Biology Ph.D. Dissertations


Ecological Effects of Predator Information Mediated by Prey Behavior

Date of Award


Document Type


Degree Name

Doctor of Philosophy (Ph.D.)


Biological Sciences

First Advisor

Paul Moore (Advisor)

Second Advisor

Robert Green (Other)

Third Advisor

Shannon Pelini (Committee Member)

Fourth Advisor

Andrew Turner (Committee Member)

Fifth Advisor

Daniel Wiegmann (Committee Member)


The interactions between predators and their prey are complex and drive much of what we know about the dynamics of ecological communities. When prey animals are exposed to threatening stimuli from a predator, they respond by altering their morphology, physiology, or behavior to defend themselves or avoid encountering the predator. The non-consumptive effects of predators (NCEs) are costly for prey in terms of energy use and lost opportunities to access resources. Often, the antipredator behaviors of prey impact their foraging behavior which can influence other species in the community; a process known as a behaviorally mediated trophic cascade (BMTC).

In this dissertation, predator odor cues were manipulated to explore how prey use predator information to assess threats in their environment and make decisions about resource use. The three studies were based on a tri-trophic interaction involving predatory fish, crayfish as prey, and aquatic plants as the prey’s food. Predator odors were manipulated while the foraging behavior, shelter use, and activity of prey were monitored. The abundances of aquatic plants were also measured to quantify the influence of altered crayfish foraging behavior on plant communities.

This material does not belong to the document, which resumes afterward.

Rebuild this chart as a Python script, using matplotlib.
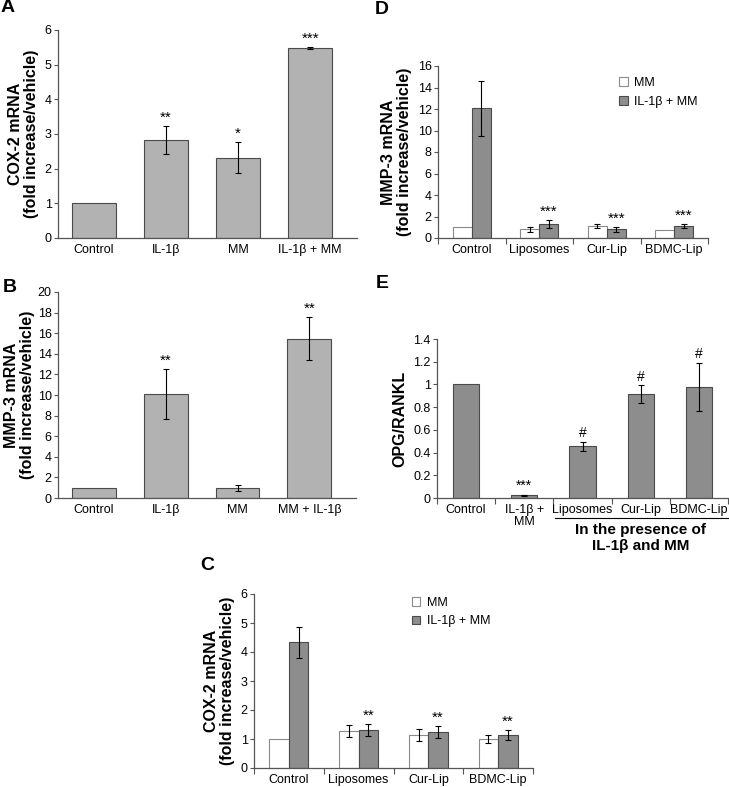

The first experiment tested the influence of predator odor presence or absence on crayfish behavior. Crayfish spent more time foraging and less time in shelter in the presence of predator odor cues compared to predator absent controls. The crayfish also consumed greater quantities of two macrophyte species in the presence of threatening odors. In the second experiment, crayfish were exposed to odors from predators that were fed four different diets and varied in their size relative to the size of the crayfish. The crayfish responded to the relative size ratios between themselves and their predators, but the direction of the response was determined by the predator’s diet. The third experiment exposed individual crayfish to odors from individual predators which varied in gape size relative to the body size of the crayfish. The crayfish responded along a gradient of relative risk by foraging more and using shelter less in the face of greater threats. Crayfish that were not as threatened foraged less and spent more time in shelter.

The results obtained across all three experiments were largely consistent and indicate that crayfish can extract detailed information from predator odor cues. Further, crayfish incorporate multiple types of predator information into threat assessments as they make resource use decisions. Subtle differences in predator odor cues alter crayfish behavior which mediates the influence of predatory fish in freshwater communities.